WRITTEN TASK – Without including the pictures, copy out every line below.

DATASET EXCERPTS –
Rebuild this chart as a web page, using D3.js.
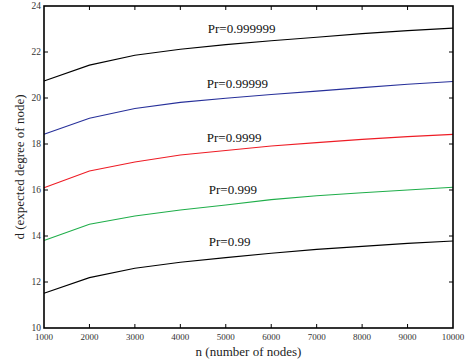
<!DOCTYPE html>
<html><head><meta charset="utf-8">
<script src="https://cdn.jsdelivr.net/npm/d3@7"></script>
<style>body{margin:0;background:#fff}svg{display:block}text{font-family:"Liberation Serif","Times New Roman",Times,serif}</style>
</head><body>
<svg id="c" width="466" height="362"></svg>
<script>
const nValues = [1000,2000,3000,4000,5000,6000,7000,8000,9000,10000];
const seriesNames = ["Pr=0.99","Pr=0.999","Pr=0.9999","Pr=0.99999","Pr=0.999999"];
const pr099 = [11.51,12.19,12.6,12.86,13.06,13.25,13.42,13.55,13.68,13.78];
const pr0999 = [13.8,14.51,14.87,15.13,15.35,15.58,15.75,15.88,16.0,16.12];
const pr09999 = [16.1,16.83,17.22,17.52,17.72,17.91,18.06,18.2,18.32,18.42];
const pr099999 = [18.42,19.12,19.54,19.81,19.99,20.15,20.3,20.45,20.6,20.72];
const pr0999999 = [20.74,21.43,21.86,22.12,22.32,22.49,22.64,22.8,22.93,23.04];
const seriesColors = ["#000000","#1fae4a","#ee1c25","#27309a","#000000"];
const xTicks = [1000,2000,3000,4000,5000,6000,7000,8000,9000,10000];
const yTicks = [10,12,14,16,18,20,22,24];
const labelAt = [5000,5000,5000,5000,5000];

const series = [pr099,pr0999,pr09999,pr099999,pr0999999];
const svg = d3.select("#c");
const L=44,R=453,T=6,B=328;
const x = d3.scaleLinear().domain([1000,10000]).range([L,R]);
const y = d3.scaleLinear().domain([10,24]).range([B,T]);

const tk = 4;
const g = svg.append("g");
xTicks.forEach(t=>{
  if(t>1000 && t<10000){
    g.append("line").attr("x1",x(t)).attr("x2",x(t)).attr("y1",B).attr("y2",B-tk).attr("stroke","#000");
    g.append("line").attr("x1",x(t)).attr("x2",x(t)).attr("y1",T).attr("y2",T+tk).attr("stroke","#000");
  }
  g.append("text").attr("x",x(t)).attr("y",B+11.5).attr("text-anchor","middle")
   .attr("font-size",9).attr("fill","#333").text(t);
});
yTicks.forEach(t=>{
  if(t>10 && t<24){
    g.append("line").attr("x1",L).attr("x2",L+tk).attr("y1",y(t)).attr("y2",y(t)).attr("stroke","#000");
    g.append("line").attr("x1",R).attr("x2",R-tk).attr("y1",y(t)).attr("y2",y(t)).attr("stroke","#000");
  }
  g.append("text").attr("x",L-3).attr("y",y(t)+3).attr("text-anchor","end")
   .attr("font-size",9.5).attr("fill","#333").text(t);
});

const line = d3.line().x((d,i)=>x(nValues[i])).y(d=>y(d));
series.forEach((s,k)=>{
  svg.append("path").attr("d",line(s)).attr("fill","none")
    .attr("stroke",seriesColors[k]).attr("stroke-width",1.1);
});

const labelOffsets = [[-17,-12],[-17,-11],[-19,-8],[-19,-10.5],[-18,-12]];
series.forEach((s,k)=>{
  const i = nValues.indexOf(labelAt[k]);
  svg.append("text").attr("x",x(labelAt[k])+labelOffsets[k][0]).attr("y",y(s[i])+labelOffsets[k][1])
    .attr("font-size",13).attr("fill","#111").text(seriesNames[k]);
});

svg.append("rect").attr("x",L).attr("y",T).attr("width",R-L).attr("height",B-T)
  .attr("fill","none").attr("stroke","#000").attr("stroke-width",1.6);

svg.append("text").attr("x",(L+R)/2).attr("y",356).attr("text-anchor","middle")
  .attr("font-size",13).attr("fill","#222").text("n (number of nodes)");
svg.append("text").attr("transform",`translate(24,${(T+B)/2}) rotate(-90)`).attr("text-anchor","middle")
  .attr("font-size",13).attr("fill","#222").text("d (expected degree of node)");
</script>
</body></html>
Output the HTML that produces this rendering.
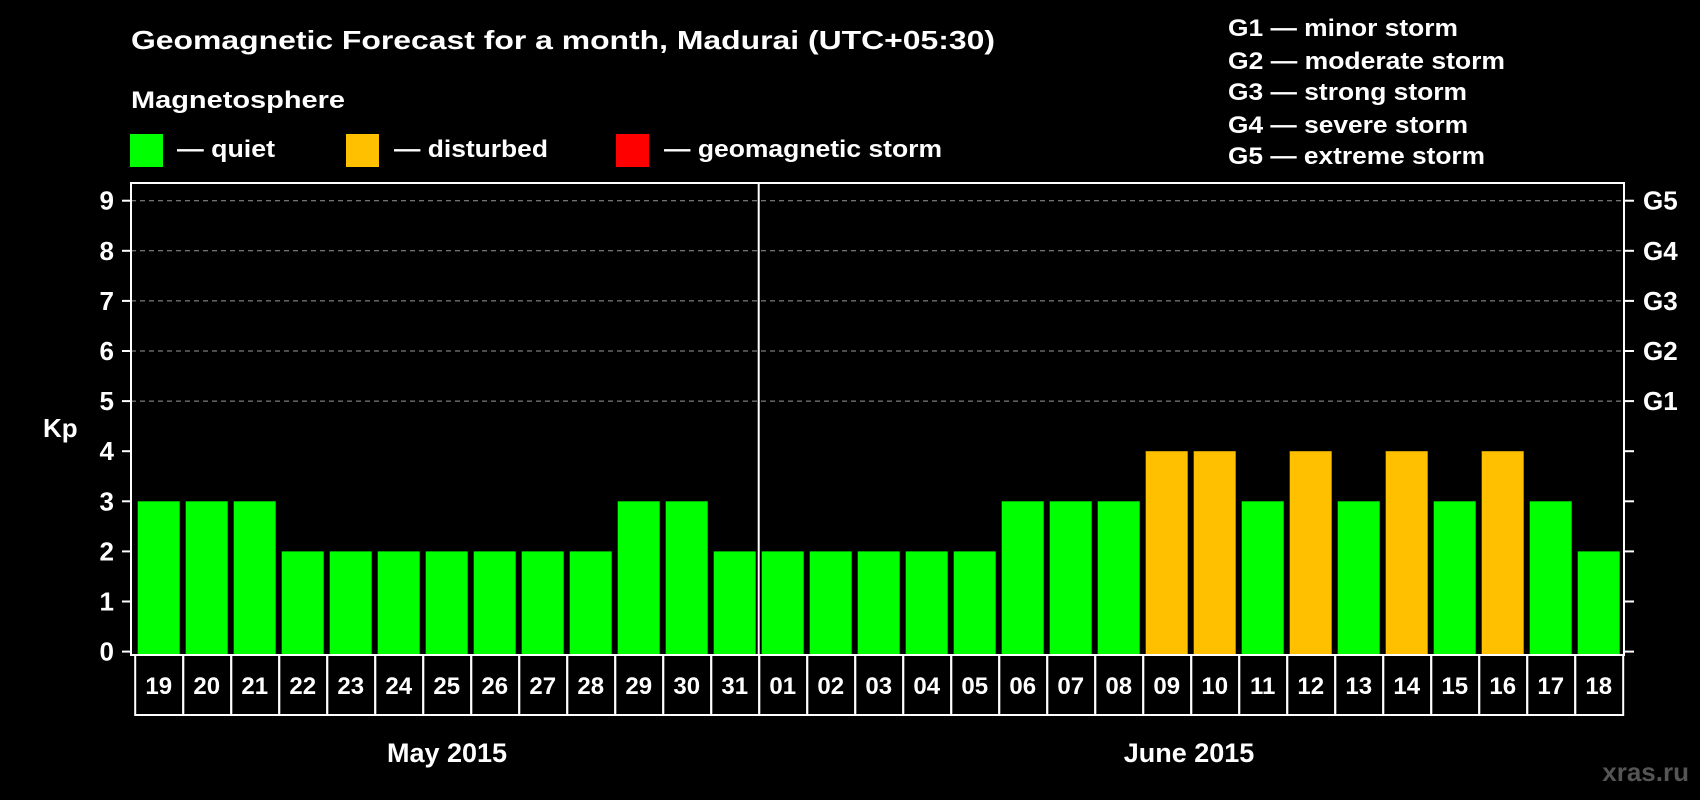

OUTPUT BELOW –
Rebuild this chart as a web page, using D3.js.
<!DOCTYPE html>
<html><head><meta charset="utf-8">
<script src="https://cdn.jsdelivr.net/npm/d3@7"></script>
<style>body{margin:0;background:#fff}svg{display:block}text{font-family:"Liberation Serif","Times New Roman",Times,serif}</style>
</head><body>
<svg id="c" width="466" height="362"></svg>
<script>
const nValues = [1000,2000,3000,4000,5000,6000,7000,8000,9000,10000];
const seriesNames = ["Pr=0.99","Pr=0.999","Pr=0.9999","Pr=0.99999","Pr=0.999999"];
const pr099 = [11.51,12.19,12.6,12.86,13.06,13.25,13.42,13.55,13.68,13.78];
const pr0999 = [13.8,14.51,14.87,15.13,15.35,15.58,15.75,15.88,16.0,16.12];
const pr09999 = [16.1,16.83,17.22,17.52,17.72,17.91,18.06,18.2,18.32,18.42];
const pr099999 = [18.42,19.12,19.54,19.81,19.99,20.15,20.3,20.45,20.6,20.72];
const pr0999999 = [20.74,21.43,21.86,22.12,22.32,22.49,22.64,22.8,22.93,23.04];
const seriesColors = ["#000000","#1fae4a","#ee1c25","#27309a","#000000"];
const xTicks = [1000,2000,3000,4000,5000,6000,7000,8000,9000,10000];
const yTicks = [10,12,14,16,18,20,22,24];
const labelAt = [5000,5000,5000,5000,5000];

const series = [pr099,pr0999,pr09999,pr099999,pr0999999];
const svg = d3.select("#c");
const L=44,R=453,T=6,B=328;
const x = d3.scaleLinear().domain([1000,10000]).range([L,R]);
const y = d3.scaleLinear().domain([10,24]).range([B,T]);

const tk = 4;
const g = svg.append("g");
xTicks.forEach(t=>{
  if(t>1000 && t<10000){
    g.append("line").attr("x1",x(t)).attr("x2",x(t)).attr("y1",B).attr("y2",B-tk).attr("stroke","#000");
    g.append("line").attr("x1",x(t)).attr("x2",x(t)).attr("y1",T).attr("y2",T+tk).attr("stroke","#000");
  }
  g.append("text").attr("x",x(t)).attr("y",B+11.5).attr("text-anchor","middle")
   .attr("font-size",9).attr("fill","#333").text(t);
});
yTicks.forEach(t=>{
  if(t>10 && t<24){
    g.append("line").attr("x1",L).attr("x2",L+tk).attr("y1",y(t)).attr("y2",y(t)).attr("stroke","#000");
    g.append("line").attr("x1",R).attr("x2",R-tk).attr("y1",y(t)).attr("y2",y(t)).attr("stroke","#000");
  }
  g.append("text").attr("x",L-3).attr("y",y(t)+3).attr("text-anchor","end")
   .attr("font-size",9.5).attr("fill","#333").text(t);
});

const line = d3.line().x((d,i)=>x(nValues[i])).y(d=>y(d));
series.forEach((s,k)=>{
  svg.append("path").attr("d",line(s)).attr("fill","none")
    .attr("stroke",seriesColors[k]).attr("stroke-width",1.1);
});

const labelOffsets = [[-17,-12],[-17,-11],[-19,-8],[-19,-10.5],[-18,-12]];
series.forEach((s,k)=>{
  const i = nValues.indexOf(labelAt[k]);
  svg.append("text").attr("x",x(labelAt[k])+labelOffsets[k][0]).attr("y",y(s[i])+labelOffsets[k][1])
    .attr("font-size",13).attr("fill","#111").text(seriesNames[k]);
});

svg.append("rect").attr("x",L).attr("y",T).attr("width",R-L).attr("height",B-T)
  .attr("fill","none").attr("stroke","#000").attr("stroke-width",1.6);

svg.append("text").attr("x",(L+R)/2).attr("y",356).attr("text-anchor","middle")
  .attr("font-size",13).attr("fill","#222").text("n (number of nodes)");
svg.append("text").attr("transform",`translate(24,${(T+B)/2}) rotate(-90)`).attr("text-anchor","middle")
  .attr("font-size",13).attr("fill","#222").text("d (expected degree of node)");
</script>
</body></html>
Output the HTML that produces this rendering.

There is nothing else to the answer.